In today’s cloud landscape, public cloud services are aggressively shifting to the edge of the network as 5G technologies combined with IoT SLA requirements are pushing the limits of performance that centralized cloud services can offer. These edge clouds move the cloud boundary closer to the enterprise to serve high bandwidth, latency sensitive applications. Specifically, one type of edge cloud is formed by extending cloud infrastructures to the edge of the network, in a service provider’s facility, close to a 5G radio tower. This service is geared toward very low latency and high bandwidth applications. An example here is AWS Wavelength. The other implementation we are seeing is public cloud infrastructures being deployed ‘on-premise’ for ultra low latency applications where often actionable analytics are also performed locally. These services are geared toward manufacturing and robotics where immediate feedback is needed.

With the distributed nature of edge clouds and corresponding services, the role of SD-WAN’s end-to-end visibility and control is now more important than ever to program the network to ensure that each application receives the service and performance it needs. The edge cloud services require secure, seamless connectivity to cloud components, as well as providing network SLAs that SD-WAN should measure and assure.

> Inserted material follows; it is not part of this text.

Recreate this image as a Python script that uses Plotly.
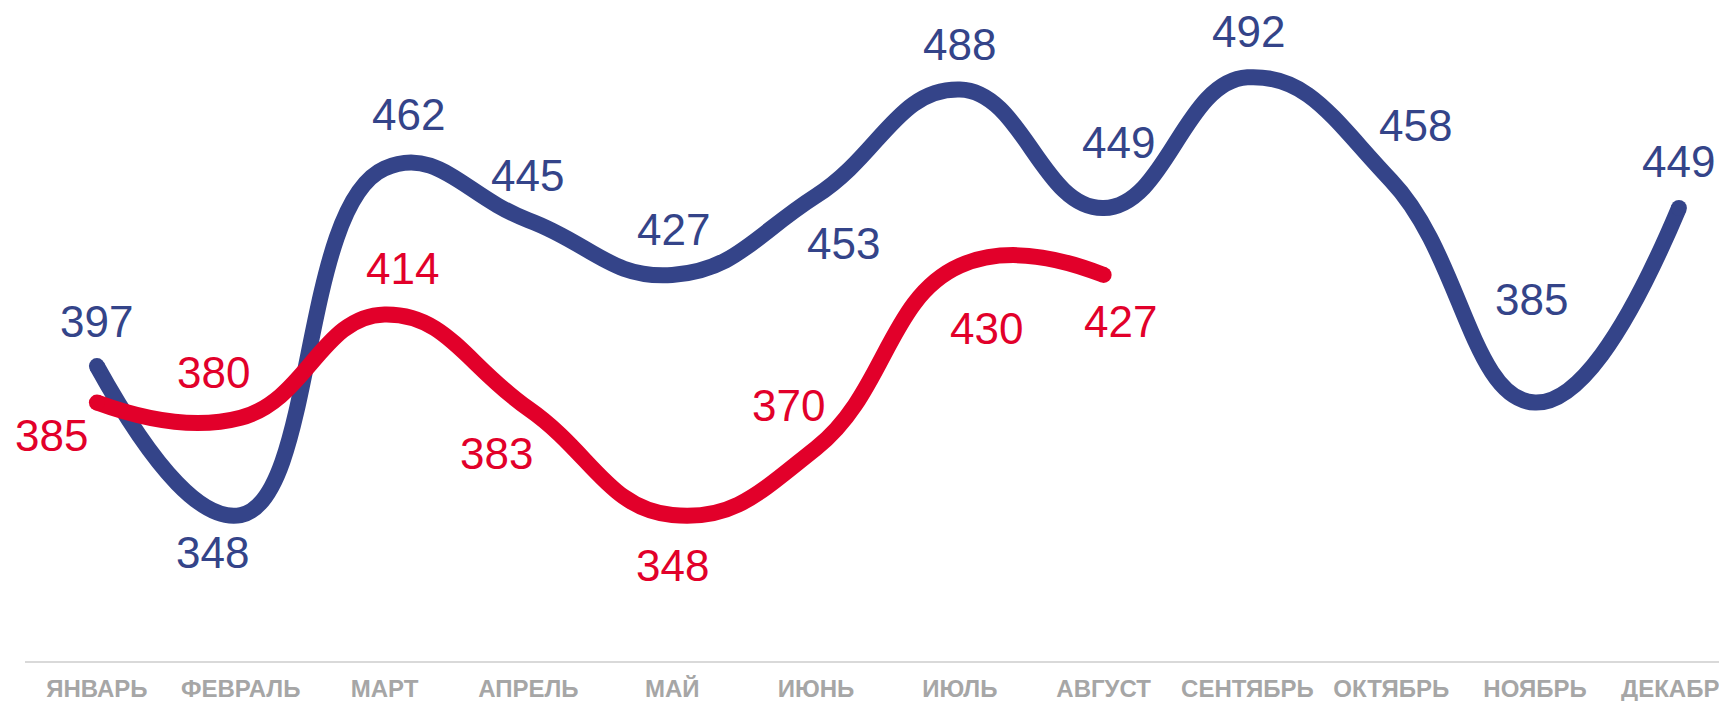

Over the last few years I have witnessed an incredible journey of digital transformation as enterprises have embraced virtualization and the cloud. During this journey, SD-WAN capabilities have evolved to enable this transformation. Nuage Networks has been at the forefront of this technological shift. Today, technology may be evolving even more quickly to accommodate the next generation of IT services unlocked by communication technologies like 5G. Nuage Networks and its SDN and SD-WAN technologies will be essential to ensure that these services can be consumed with agility while eliminating any network restrictions.